Бояре, способные мобилизовать гораздо большее количество своих холопов, чем Борис, еще пребывали в шоке от спланированных действий претендента и лишь глухо роптали.
Борис это понимал и боялся ошибиться. Вот почему «демонстрантам» во главе с патриархом Годунов продолжал твердить, что думает о спасении души, а не о земном величии.
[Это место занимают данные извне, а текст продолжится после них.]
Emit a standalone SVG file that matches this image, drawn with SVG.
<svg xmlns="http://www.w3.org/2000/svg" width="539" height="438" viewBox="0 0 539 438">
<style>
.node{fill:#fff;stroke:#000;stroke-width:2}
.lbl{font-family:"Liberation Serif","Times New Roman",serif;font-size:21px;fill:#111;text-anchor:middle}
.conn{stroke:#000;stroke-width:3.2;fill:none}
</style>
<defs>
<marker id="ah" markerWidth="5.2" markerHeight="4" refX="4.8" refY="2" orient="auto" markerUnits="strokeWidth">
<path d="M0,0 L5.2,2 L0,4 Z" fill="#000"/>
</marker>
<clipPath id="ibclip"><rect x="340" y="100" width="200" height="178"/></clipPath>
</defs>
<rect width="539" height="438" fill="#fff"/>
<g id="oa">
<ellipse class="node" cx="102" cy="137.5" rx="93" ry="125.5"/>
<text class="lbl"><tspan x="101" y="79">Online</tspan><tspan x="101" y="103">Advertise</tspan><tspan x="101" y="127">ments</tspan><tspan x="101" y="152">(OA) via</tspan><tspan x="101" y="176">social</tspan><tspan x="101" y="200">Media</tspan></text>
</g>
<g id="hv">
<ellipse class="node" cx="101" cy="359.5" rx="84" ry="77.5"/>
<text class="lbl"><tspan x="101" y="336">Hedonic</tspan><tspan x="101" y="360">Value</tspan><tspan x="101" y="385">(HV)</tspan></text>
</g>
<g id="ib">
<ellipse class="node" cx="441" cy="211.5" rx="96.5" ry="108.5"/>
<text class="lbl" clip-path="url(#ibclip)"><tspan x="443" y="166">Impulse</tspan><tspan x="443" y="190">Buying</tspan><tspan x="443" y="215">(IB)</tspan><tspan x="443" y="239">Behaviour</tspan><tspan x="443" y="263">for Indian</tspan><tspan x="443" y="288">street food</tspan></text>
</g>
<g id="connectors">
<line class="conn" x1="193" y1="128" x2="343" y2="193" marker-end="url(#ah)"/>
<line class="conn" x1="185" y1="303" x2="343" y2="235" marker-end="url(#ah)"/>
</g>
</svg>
На самом деле он выжидал того, что покажет голосование на Земском соборе. Выборные люди собрались к 27 февраля. Преданный патриарх Иов уверенно стал дирижировать собранием 422 представителей. Спросив, кто должен быть царем, Иов не стал дожидаться ответа, а тут же подсказал вариант «правильного голосования» — москвичам «молить Бориса Федоровича, чтобы он был на царстве, и не хотеть иного государя». Клакеры из «партии Бориса» тут же закричали в поддержку. А затем ободренный Иов заявил более смело: кто захочет искать иного государя, кроме Бориса Федоровича, того предадут проклятию и отдадут на кару градскому суду.
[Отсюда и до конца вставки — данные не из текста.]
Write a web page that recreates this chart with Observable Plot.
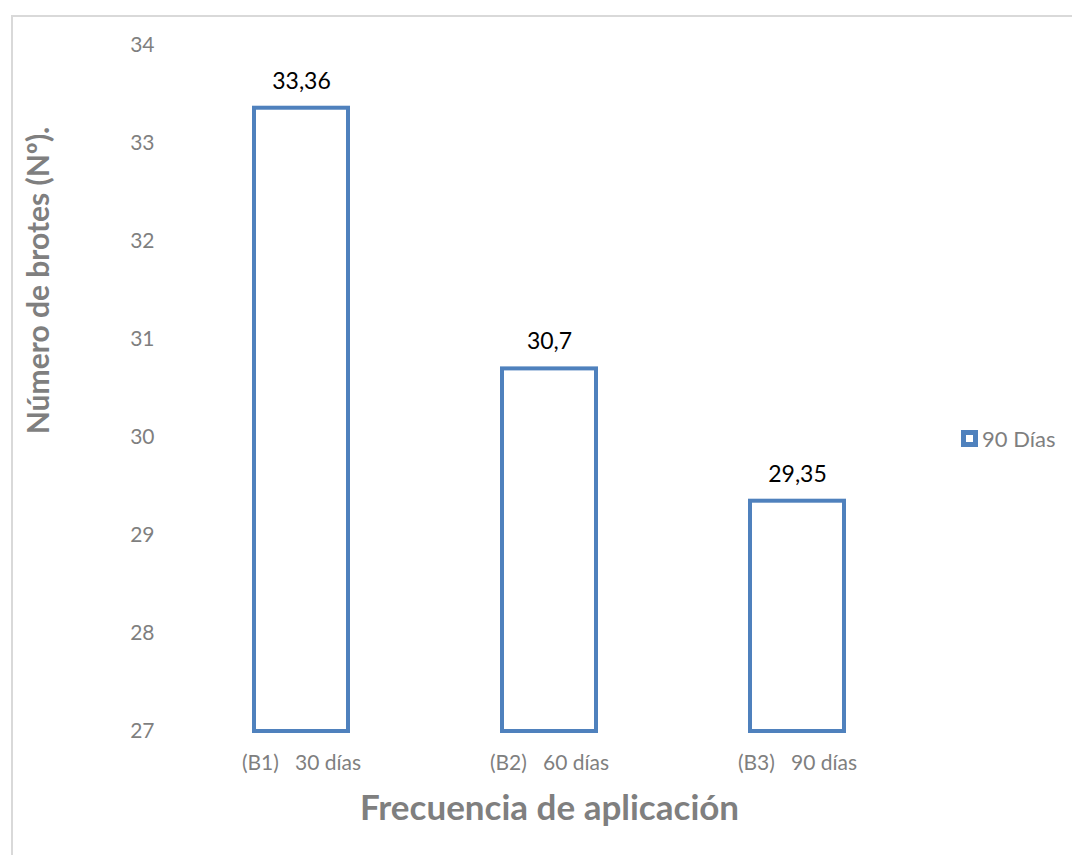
<!DOCTYPE html>
<html>
<head>
<meta charset="utf-8">
<script src="https://cdn.jsdelivr.net/npm/d3@7"></script>
<script src="https://cdn.jsdelivr.net/npm/@observablehq/plot@0.6"></script>
<style>
  body { margin: 0; background: #fff; font-family: Lato, "Open Sans", sans-serif; }
  #wrap { position: relative; width: 1072px; height: 855px; overflow: hidden; }
  #border { position: absolute; left: 11px; top: 15px; width: 1200px; height: 1000px; border: 2px solid #d9d9d9; box-sizing: border-box; }
  #chart { position: absolute; left: 0; top: 0; }
  #chart svg text { white-space: pre; }
  #legend { position: absolute; left: 961px; top: 425px; display: flex; align-items: center; font-size: 22px; color: #7f7f7f; }
  #legend .sw { width: 7px; height: 7px; border: 5px solid #4f81bd; background: #fff; margin-right: 4px; }
</style>
</head>
<body>
<div id="wrap">
  <div id="border"></div>
  <div id="chart"></div>
  <div id="legend"><span class="sw"></span><span id="legtxt"></span></div>
</div>
<script>
const categories = ["(B1)   30 días", "(B2)   60 días", "(B3)   90 días"];
const values = [33.36, 30.7, 29.35];
const valueLabels = ["33,36", "30,7", "29,35"];
const yTicks = [27, 28, 29, 30, 31, 32, 33, 34];
const seriesName = "90 Días";
const xTitle = "Frecuencia de aplicación";
const yTitle = "Número de brotes (Nº).";

const data = categories.map((c, i) => ({cat: c, value: values[i], label: valueLabels[i]}));
const gray = "#7f7f7f";

const chart = Plot.plot({
  width: 1072,
  height: 855,
  marginLeft: 177,
  marginRight: 151,
  marginTop: 45,
  marginBottom: 124,
  style: {fontFamily: "Lato, 'Open Sans', sans-serif", background: "transparent"},
  x: {domain: categories, paddingInner: 0.62, paddingOuter: 0.31, label: null},
  y: {domain: [27, 34], label: null},
  marks: [
    Plot.axisY({ticks: yTicks, tickFormat: d => String(d), tickSize: 0, tickPadding: 23, fontSize: 21, fill: gray, label: null}),
    Plot.axisX({tickSize: 0, tickPadding: 24, fontSize: 21, fill: gray, label: null}),
    Plot.barY(data, {x: "cat", y1: 27, y2: "value", fill: "white", stroke: "#4f81bd", strokeWidth: 4}),
    Plot.text(data, {x: "cat", y: "value", text: "label", dy: -27, fontSize: 23, fill: "black"}),
    Plot.text([xTitle], {text: d => d, frameAnchor: "bottom", dy: 88, fontSize: 35, fontWeight: "bold", fill: gray}),
    Plot.text([yTitle], {text: d => d, frameAnchor: "left", textAnchor: "middle", dx: -138, dy: -108, rotate: -90, fontSize: 30, fontWeight: "bold", fill: gray})
  ]
});
document.getElementById("chart").appendChild(chart);
document.getElementById("legtxt").textContent = seriesName;
</script>
</body>
</html>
«Депутаты» поддержали «самовыдвиженца». Бой был выигран, но не война в целом. Бояре по-прежнему угрожающе молчали. Поэтому пришлось организовывать новый крестный ход в Новодевичий монастырь. Теперь с «выборными от земли».
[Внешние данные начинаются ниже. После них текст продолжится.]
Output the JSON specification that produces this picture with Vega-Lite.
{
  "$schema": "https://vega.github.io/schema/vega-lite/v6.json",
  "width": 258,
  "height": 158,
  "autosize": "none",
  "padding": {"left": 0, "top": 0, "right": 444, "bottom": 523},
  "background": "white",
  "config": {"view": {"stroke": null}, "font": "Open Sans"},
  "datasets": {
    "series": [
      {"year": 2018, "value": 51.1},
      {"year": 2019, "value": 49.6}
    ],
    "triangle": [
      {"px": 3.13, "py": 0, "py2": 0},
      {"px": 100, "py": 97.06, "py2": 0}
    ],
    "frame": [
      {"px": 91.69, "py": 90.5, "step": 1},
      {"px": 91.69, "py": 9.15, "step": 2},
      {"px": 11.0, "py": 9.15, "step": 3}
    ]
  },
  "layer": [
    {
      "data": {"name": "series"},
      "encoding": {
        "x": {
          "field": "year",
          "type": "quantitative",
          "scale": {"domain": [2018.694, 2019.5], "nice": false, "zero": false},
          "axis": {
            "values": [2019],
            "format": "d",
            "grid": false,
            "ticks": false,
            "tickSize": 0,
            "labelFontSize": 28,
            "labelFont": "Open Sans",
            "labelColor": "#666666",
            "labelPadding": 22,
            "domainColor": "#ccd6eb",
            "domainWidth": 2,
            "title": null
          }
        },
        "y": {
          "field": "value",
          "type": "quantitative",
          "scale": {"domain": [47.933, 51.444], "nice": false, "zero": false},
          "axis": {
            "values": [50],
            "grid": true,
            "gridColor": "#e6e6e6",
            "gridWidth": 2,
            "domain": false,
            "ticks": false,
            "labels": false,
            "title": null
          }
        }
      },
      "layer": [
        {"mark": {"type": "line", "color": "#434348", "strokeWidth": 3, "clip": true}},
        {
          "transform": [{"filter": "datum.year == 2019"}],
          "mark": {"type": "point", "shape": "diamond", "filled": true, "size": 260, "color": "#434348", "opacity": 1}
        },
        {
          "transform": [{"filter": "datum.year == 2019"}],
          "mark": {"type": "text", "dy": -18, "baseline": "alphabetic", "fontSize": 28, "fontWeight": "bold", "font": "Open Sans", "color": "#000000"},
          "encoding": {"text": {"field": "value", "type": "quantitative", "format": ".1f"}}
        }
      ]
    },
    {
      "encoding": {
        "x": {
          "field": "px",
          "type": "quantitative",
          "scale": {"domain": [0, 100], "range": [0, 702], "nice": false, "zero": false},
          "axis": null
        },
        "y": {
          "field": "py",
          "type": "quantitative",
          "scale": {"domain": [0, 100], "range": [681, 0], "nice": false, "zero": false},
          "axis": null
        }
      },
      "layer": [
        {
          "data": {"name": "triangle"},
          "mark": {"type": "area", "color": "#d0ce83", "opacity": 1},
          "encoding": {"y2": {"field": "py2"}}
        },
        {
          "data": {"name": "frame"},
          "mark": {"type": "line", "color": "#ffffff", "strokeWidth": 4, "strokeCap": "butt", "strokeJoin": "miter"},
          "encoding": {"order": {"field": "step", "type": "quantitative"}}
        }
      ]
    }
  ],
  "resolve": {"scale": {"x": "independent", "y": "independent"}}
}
То, что это был срежиссированный спектакль, а не угар массовой любви, было хорошо заметно. Тогдашние средневековые «пиарщики» из «штаба» Бориса открыто ходили по Москве и заявляли, что если «народ» не пойдет на организованное PR-мероприятие, с каждого «возьмут пени два рубля».
Критический момент кампании
Борис колебался открыто объявить свои намерения, и потому вновь публично отказался. В этой ситуации патриарх почувствовал себя в опасном положении — если Годунов смалодушничает и откажется от продолжения политической борьбы, то Иов может остаться один на один с могущественными врагами из аристократических боярских родов. И патриарх заявил, что еще раз пойдет к Годунову, вооружившись иконой Богородицы из Вознесенского монастыря.
«Если Борис Федорович не согласится, — говорил патриарх, — то мы со всем освященным собором отлучим его от церкви Божьей, от причастия Святых Тайн, сами снимем с себя святительские саны, и за ослушание Бориса Федоровича не будет в церквах литургии, и учинится святыня в попрании, христианство в разорении, и воздвигнется междоусобная брань, и все это взыщет Бог на Борисе Федоровиче».
Не отпевать при похоронах в ту пору было невозможно. Атеисты в России еще публично не объявились. В результате, идеологическое обоснование того, почему Годунов просто обязан принять царский сан, на этот раз было подготовлено на высшем уровне. От идеологии не отставало и организационное обеспечение мероприятия.
Борис в келье сестры «думал». Бояре — сторонники Бориса, сигналили приставам (или, как сейчас бы сказали, «орговикам — руководителям полевой сети»). Приставы командовали «клакерами». Те должны были горестно рыдать в толпе. Тех, кто плохо вопил, приставы били. «И они, — говорит летописец, — хоть не хотели, а поневоле выли по-волчьи». Другие со страха мочили глаза слюнями.
С точки зрения организаторов, со стороны это должно было олицетворять несчастный народ. Борису осталось только немного подыграть. Заливаясь слезами, он «сдался», заявив: «Господи, Боже мой, я твой раб, да будет воля твоя!»
Патриарх радостно вышел к толпе клакеров и объявил о «согласии» Годунова. «Слава Богу», — закричали с облегчением клакеры. Комедия заканчивалась. Приставы же продолжали раздавать затрещины в толпе тем, кто не догадывался радоваться громче и веселее.
Обязательная явка на фактическое голосование
Иов объявил Годунова царем. Но бояре по-прежнему отказывались присягать. Возвращаться в Кремль, в осиное гнездо боярского заговора, по-прежнему было опасно. Нужен был свежий предвыборный креатив.
И он нашелся. Придумали сплотить подданных перед лицом якобы военной угрозы. Неявка под флаг главнокомандующего была опасна — появлялся повод обвинить строптивых в государственной измене. Явка означала фактическое признание Годунова царем.
И вот в начале апреля по Москве распространился слух, что крымский хан с турецкими полками движется к столице России. Годунов готовил отпор врагу, а попутно угощениями склонял служилых людей на свою сторону. Ограничений на посулы выборщикам тогда не существовало.
Летом выяснится, что из Крыма едут всего лишь ханские послы. Но к тому времени дело будет сделано — вся армия, а не только московский гарнизон, выступит на стороне Бориса.
Оставшимся в одиночестве боярам не останется иного выбора, кроме как присягнуть Годунову на верность.
13 сентября 1598 года Борис надел «шапку Мономаха».
P.S. Всякое совпадение текста статьи с обстоятельствами нынешней избирательной кампании автор просит считать случайными.